Aim of the task.
Omit the pictures and print exactly the lines of the listing below, starting at the first and ending at the line containing "(t2) at (571,67)".

Stored data.
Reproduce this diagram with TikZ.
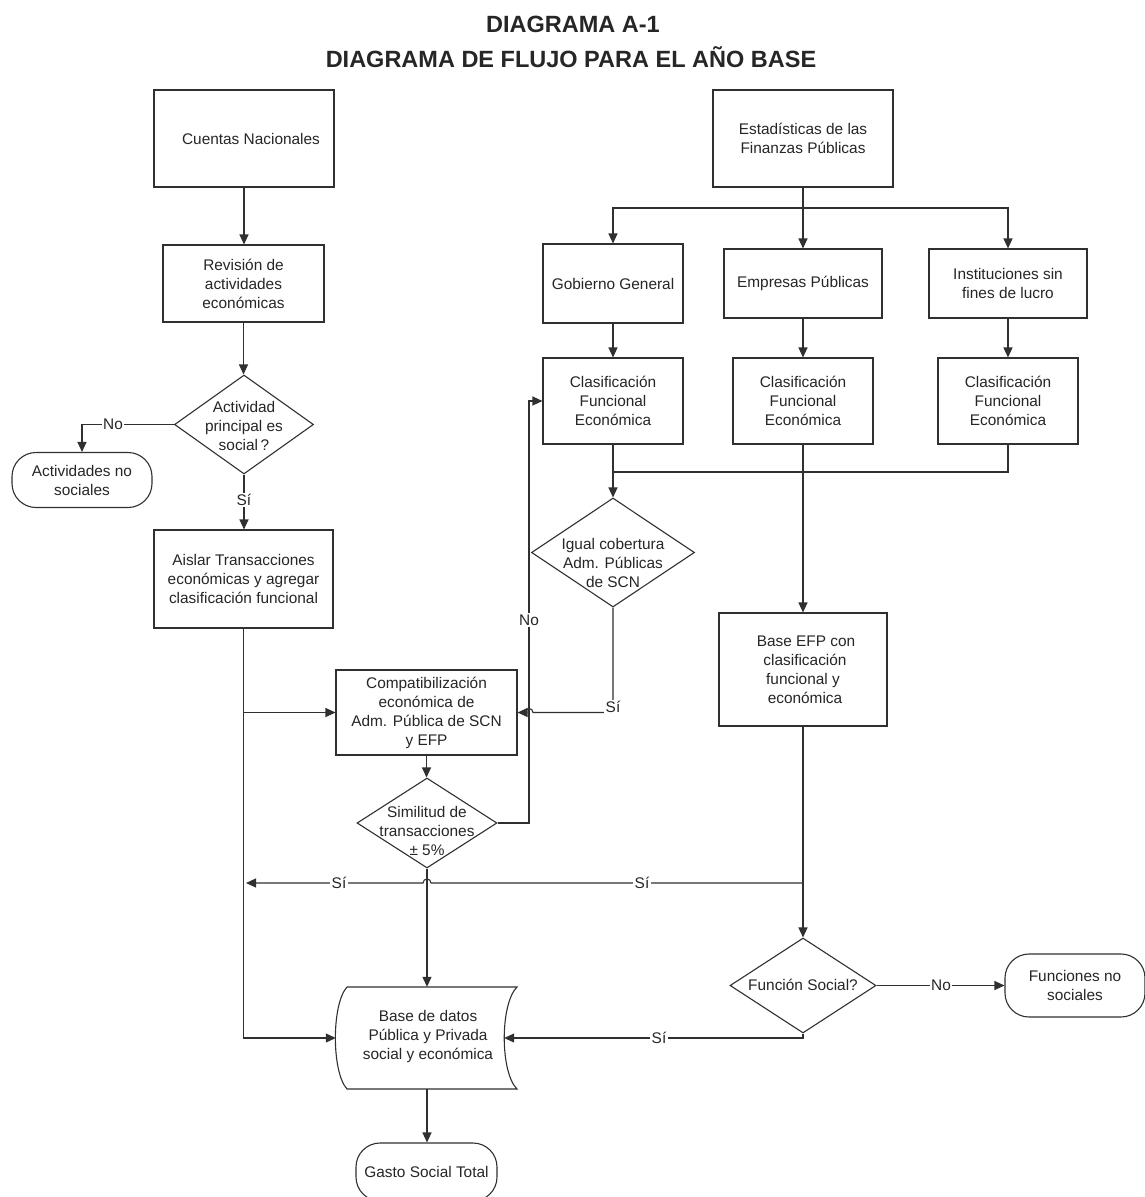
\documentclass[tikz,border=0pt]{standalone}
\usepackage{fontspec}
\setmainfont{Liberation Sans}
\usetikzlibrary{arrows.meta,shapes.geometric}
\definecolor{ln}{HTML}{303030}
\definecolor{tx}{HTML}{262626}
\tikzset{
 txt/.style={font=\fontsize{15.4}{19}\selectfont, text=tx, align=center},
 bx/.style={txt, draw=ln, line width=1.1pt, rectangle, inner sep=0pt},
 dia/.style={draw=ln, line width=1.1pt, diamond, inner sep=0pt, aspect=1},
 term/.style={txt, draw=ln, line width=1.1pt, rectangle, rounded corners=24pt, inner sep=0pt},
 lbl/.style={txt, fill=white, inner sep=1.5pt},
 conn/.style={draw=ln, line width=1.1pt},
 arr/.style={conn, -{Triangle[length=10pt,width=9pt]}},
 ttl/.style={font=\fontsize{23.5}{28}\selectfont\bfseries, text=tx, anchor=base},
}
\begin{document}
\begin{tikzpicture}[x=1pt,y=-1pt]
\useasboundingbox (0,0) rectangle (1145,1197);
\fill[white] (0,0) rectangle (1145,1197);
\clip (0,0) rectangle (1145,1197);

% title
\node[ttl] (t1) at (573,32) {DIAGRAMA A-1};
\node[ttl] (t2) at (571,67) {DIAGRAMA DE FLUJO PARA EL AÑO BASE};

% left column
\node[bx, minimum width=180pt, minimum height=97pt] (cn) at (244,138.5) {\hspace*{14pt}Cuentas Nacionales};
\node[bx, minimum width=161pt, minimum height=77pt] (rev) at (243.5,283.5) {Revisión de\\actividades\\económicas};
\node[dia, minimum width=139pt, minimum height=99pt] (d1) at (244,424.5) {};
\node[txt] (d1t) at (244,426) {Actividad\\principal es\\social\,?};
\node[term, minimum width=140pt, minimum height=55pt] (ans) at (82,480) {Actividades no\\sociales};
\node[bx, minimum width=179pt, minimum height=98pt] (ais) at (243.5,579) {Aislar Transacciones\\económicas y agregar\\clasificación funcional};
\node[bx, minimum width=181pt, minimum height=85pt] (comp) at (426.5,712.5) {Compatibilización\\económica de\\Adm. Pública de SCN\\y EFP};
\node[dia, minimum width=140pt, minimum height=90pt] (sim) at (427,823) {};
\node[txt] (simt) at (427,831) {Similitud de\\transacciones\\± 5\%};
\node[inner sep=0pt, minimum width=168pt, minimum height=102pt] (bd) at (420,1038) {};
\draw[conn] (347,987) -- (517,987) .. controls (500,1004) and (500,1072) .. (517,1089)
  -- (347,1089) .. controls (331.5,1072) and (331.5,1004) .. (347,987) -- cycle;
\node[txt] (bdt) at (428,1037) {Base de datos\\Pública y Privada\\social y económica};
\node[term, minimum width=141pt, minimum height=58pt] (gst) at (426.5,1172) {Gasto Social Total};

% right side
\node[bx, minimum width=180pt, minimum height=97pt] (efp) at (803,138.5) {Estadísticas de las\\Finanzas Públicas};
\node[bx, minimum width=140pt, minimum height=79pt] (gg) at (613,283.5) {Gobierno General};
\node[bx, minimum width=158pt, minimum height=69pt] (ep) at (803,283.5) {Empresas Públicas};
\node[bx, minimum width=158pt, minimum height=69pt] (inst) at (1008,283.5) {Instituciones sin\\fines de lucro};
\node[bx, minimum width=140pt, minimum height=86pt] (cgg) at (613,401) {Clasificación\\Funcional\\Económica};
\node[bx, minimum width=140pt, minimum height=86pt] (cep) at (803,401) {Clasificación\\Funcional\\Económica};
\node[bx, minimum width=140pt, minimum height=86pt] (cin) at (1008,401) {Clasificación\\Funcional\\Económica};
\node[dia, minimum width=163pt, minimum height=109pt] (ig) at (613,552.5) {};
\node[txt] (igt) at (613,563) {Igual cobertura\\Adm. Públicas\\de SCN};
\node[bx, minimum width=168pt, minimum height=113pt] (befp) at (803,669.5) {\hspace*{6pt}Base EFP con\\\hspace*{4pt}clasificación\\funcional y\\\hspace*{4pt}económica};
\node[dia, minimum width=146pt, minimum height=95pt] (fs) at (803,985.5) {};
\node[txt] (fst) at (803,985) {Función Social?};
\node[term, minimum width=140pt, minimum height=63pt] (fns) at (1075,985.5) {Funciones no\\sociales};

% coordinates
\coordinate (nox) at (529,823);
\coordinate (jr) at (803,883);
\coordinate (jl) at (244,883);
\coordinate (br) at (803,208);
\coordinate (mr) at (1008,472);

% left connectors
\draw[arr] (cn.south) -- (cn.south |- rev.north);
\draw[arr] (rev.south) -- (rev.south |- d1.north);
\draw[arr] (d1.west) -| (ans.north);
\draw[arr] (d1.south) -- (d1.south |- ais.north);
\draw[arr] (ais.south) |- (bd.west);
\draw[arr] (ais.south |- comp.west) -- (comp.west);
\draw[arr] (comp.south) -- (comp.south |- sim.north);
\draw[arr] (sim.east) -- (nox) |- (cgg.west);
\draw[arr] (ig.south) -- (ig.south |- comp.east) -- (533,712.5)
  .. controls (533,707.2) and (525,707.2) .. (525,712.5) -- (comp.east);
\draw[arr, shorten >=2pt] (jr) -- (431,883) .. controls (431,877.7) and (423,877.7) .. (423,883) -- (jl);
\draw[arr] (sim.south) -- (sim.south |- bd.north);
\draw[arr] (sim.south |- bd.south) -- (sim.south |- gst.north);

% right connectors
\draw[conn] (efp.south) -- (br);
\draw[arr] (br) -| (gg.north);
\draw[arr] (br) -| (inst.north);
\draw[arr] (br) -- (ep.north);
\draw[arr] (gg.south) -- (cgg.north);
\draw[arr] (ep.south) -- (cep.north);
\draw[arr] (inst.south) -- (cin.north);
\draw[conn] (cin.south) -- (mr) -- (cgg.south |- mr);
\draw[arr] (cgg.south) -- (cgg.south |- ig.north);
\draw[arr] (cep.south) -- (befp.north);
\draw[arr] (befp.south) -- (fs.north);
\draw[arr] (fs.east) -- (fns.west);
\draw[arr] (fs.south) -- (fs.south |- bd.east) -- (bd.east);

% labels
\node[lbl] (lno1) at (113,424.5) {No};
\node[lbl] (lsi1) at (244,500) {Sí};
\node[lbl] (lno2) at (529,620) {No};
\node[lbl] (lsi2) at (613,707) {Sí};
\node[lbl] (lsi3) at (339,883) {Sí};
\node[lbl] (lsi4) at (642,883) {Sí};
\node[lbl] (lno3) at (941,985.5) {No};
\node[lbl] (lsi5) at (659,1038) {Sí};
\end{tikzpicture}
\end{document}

Response.
Reproduce this diagram with TikZ.
\documentclass[tikz,border=0pt]{standalone}
\usepackage{fontspec}
\setmainfont{Liberation Sans}
\usetikzlibrary{arrows.meta,shapes.geometric}
\definecolor{ln}{HTML}{303030}
\definecolor{tx}{HTML}{262626}
\tikzset{
 txt/.style={font=\fontsize{15.4}{19}\selectfont, text=tx, align=center},
 bx/.style={txt, draw=ln, line width=1.1pt, rectangle, inner sep=0pt},
 dia/.style={draw=ln, line width=1.1pt, diamond, inner sep=0pt, aspect=1},
 term/.style={txt, draw=ln, line width=1.1pt, rectangle, rounded corners=24pt, inner sep=0pt},
 lbl/.style={txt, fill=white, inner sep=1.5pt},
 conn/.style={draw=ln, line width=1.1pt},
 arr/.style={conn, -{Triangle[length=10pt,width=9pt]}},
 ttl/.style={font=\fontsize{23.5}{28}\selectfont\bfseries, text=tx, anchor=base},
}
\begin{document}
\begin{tikzpicture}[x=1pt,y=-1pt]
\useasboundingbox (0,0) rectangle (1145,1197);
\fill[white] (0,0) rectangle (1145,1197);
\clip (0,0) rectangle (1145,1197);

% title
\node[ttl] (t1) at (573,32) {DIAGRAMA A-1};
\node[ttl] (t2) at (571,67) {DIAGRAMA DE FLUJO PARA EL AÑO BASE};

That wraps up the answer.